Having never been to Pittsburgh, I haven't had the chance to enjoy a Primanti Bros. sandwich, which has been a staple at PNC Park since its creation and a part of the Steel City's heritage since 1933.
Needless to say, I'm jealous.
The fans in Cleveland have been treated to some good baseball in the past year-and-a-half, as their Indians are once again contending in the AL Central.
Who knows where the team would be without longtime drummer John Adams getting things going on a regular basis at Progressive Field?
Rangers Ballpark in Arlington
There's no better feeling for a kid at a baseball game than to be able to head home with a souvenir baseball in his or her glove.
At Rangers Ballpark, people have a unique opportunity to get their hands on one, as the grass beyond the centerfield fence often becomes the site of a wrestling match as fans do everything to get their hands on home run balls hit into the area.
OK, so maybe it is just a retractable roof.
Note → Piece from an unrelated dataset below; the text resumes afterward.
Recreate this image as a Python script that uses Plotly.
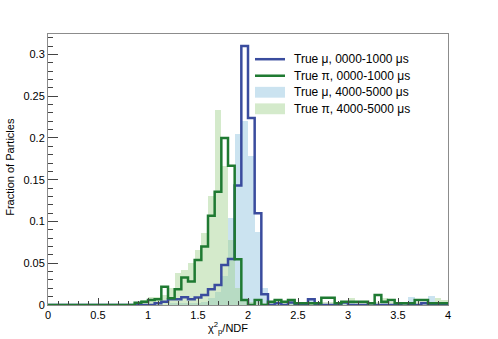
import numpy as np
import plotly.graph_objects as go

# 60 bins of width 1/15 between 0 and 4
bin_edges = np.linspace(0, 4, 61)

mu_early = [
    0, 0, 0, 0, 0, 0, 0, 0, 0, 0,
    0, 0, 0, 0, 0, 0, 0.002, 0.004, 0.0068, 0.0068,
    0.0092, 0.0068, 0.009, 0.012, 0.019, 0.024, 0.048, 0.055, 0.143, 0.310,
    0.224, 0.110, 0.013, 0, 0.002, 0, 0.003, 0, 0, 0.007,
    0, 0, 0, 0, 0.003, 0, 0, 0, 0.002, 0,
    0, 0, 0, 0.002, 0, 0, 0.002, 0, 0, 0,
]
pi_early = [
    0, 0, 0, 0, 0, 0, 0, 0, 0, 0,
    0, 0, 0, 0.0028, 0.004, 0.006, 0.0068, 0.0219, 0.008, 0.019,
    0.033, 0.028, 0.054, 0.070, 0.107, 0.1356, 0.200, 0.1667, 0.0547, 0.006,
    0, 0.006, 0, 0.004, 0.006, 0.004, 0.006, 0.002, 0.002, 0.002,
    0.002, 0.0088, 0.0088, 0.002, 0.004, 0.004, 0.004, 0.004, 0.002, 0.012,
    0.004, 0.006, 0.002, 0.002, 0.002, 0.006, 0.006, 0.002, 0.002, 0.002,
]
mu_late = [
    0, 0, 0, 0, 0, 0, 0, 0, 0, 0,
    0, 0, 0, 0, 0, 0, 0, 0, 0.002, 0.002,
    0.002, 0.002, 0.002, 0.004, 0.008, 0.015, 0.035, 0.104, 0.2046, 0.2206,
    0.178, 0.087, 0.020, 0.005, 0.004, 0, 0.004, 0, 0, 0.006,
    0, 0, 0, 0, 0.004, 0.003, 0, 0, 0, 0,
    0.004, 0, 0, 0, 0.009, 0, 0, 0.011, 0.004, 0,
]
pi_late = [
    0, 0, 0, 0, 0, 0, 0, 0, 0, 0,
    0, 0, 0, 0.004, 0.006, 0.010, 0.009, 0.012, 0.020, 0.038,
    0.042, 0.050, 0.066, 0.086, 0.130, 0.233, 0.166, 0.078, 0.020, 0.005,
    0.003, 0.004, 0.002, 0.004, 0.006, 0.004, 0.004, 0.002, 0.004, 0.004,
    0.002, 0.004, 0.004, 0.002, 0.004, 0.008, 0.004, 0.004, 0.002, 0.004,
    0.008, 0.004, 0.002, 0.002, 0.004, 0.004, 0.004, 0.004, 0.008, 0.006,
]

labels = [
    "True μ, 0000-1000 μs",
    "True π, 0000-1000 μs",
    "True μ, 4000-5000 μs",
    "True π, 4000-5000 μs",
]

MU_LINE = "#3a4c9e"
PI_LINE = "#1f7a32"
MU_FILL = "rgba(140,192,222,0.45)"
PI_FILL = "rgba(160,208,140,0.45)"

centers = (bin_edges[:-1] + bin_edges[1:]) / 2
width = bin_edges[1] - bin_edges[0]


def step(vals):
    # x at bin edges, y held over each bin ("hv")
    return list(bin_edges), list(vals) + [vals[-1]]


fig = go.Figure()

for vals, color in [(mu_late, MU_FILL), (pi_late, PI_FILL)]:
    fig.add_trace(go.Bar(
        x=centers, y=vals, width=width, showlegend=False,
        marker=dict(color=color, line=dict(width=0)),
    ))

for vals, color in [(mu_early, MU_LINE), (pi_early, PI_LINE)]:
    xs, ys = step(vals)
    fig.add_trace(go.Scatter(
        x=xs, y=ys, mode="lines", line_shape="hv", showlegend=False,
        line=dict(color=color, width=2.5),
    ))

axis_common = dict(
    showline=True, linecolor="#8c8c8c", linewidth=1, mirror=True,
    ticks="inside", tickcolor="#444", showgrid=False, zeroline=False,
    tickfont=dict(family="Liberation Sans", size=11, color="black"),
)

fig.update_xaxes(
    range=[0, 4], dtick=0.5, ticklen=7,
    minor=dict(ticks="inside", dtick=0.1, ticklen=4, tickcolor="#444"),
    tickformat="~g",
    **axis_common,
)
fig.update_yaxes(
    range=[0, 0.3245], dtick=0.05, ticklen=10,
    minor=dict(ticks="inside", dtick=0.01, ticklen=5, tickcolor="#444"),
    tickformat="~g",
    **axis_common,
)

# hand-built legend (ROOT-like tight row spacing)
row_y = [0.907, 0.846, 0.785, 0.724]
key_x0, key_x1, text_x = 0.5175, 0.5925, 0.61
shapes = []
annotations = []
styles = [("line", MU_LINE), ("line", PI_LINE), ("rect", MU_FILL), ("rect", PI_FILL)]
for (kind, color), yy, label in zip(styles, row_y, labels):
    if kind == "line":
        shapes.append(dict(type="line", xref="paper", yref="paper",
                           x0=key_x0, x1=key_x1, y0=yy, y1=yy,
                           line=dict(color=color, width=2.5)))
    else:
        shapes.append(dict(type="rect", xref="paper", yref="paper",
                           x0=key_x0, x1=key_x1, y0=yy - 0.02, y1=yy + 0.02,
                           fillcolor=color, line=dict(width=0)))
    annotations.append(dict(text=label, xref="paper", yref="paper",
                            x=text_x, y=yy, xanchor="left", yanchor="middle",
                            showarrow=False, font=dict(size=12)))

annotations += [
    dict(text="χ<sup>2</sup><sub>p</sub>/NDF", xref="paper", yref="paper",
         x=0.45, y=-0.086, xanchor="center", yanchor="middle",
         showarrow=False, font=dict(size=11)),
    dict(text="Fraction of Particles", xref="paper", yref="paper",
         x=-0.095, y=0.51, textangle=-90, xanchor="center", yanchor="middle",
         showarrow=False, font=dict(size=11)),
]

fig.update_layout(
    width=498, height=339,
    margin=dict(l=48, r=50, t=34, b=34),
    paper_bgcolor="white", plot_bgcolor="white",
    barmode="overlay", bargap=0,
    font=dict(family="Liberation Sans", size=12, color="black"),
    showlegend=False,
    shapes=shapes,
    annotations=annotations,
)

fig.write_html(
    "out.html",
    config={"displayModeBar": False},
    post_script="document.body.style.margin='0';",
)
But what some people may not realize about the one at Rogers Centre in Toronto is that it was the first fully retractable roof of its kind and was revolutionary at the time.
The Baseball Museum of the Pacific Northwest in Safeco Field is one of the most elaborate of it's kind, providing a glimpse not only of the semi-professional teams that have played in the region, but also a great timeline for the history of the game itself.
The Minnesota Twins did a great job of integrating the history of the franchise into the recently-constructed Target Field, and the stadium's focal point in center field is none other than the famous "Minnie and Paul" logo, one of the team's original logos.
When a Twins player hits a home run or the team wins, the two light up and shake hands.
The catwalk in Tropicana Field may not be known for the most positive of reasons, as it has on quite a number of occasions come into play, but nonetheless, it's something that no other stadium has.
Not that the organization needs another reason, but the catwalk has to be one of many selling points on why the team needs a new home.
Turner Field has a number of features that make it stand out from others in the league, but the Grand Entry Plaza definitely provides one of the most positive and fan-friendly experiences you'll find before actually setting foot in the ballpark.
With a number of concession options and pavilions with no shortage of activities, there's plenty of reason to get to the stadium early in Atlanta.
U.S. Cellular Field
It's not every day you get a chance to see a game from field level, but at U.S. Cellular Field, that just what fans in "the Patio" get when they catch a White Sox game.
Located just beyond the right field fence, the patio provides the fan with a fun and relaxed atmosphere, while being able to see what an outfielder sees as he stares into the diamond.
Just like Fenway Park has an iconic outfield backdrop with the green monster, Wrigley Field has the ivy.
It's an iconic feature in Chicago that you would have to think will follow the franchise for as long as it exists.
The New York Yankees have a richer history than any other team in baseball, and Monument Park beyond center field provides fans with the opportunity to take in every step of the franchise's greatness.
The plaques and monuments that call out the best players to ever don the pinstripes are remarkable, and while there has been some criticism of it compared to Monument Park in the previous stadium, it's still something worth seeing time and time again.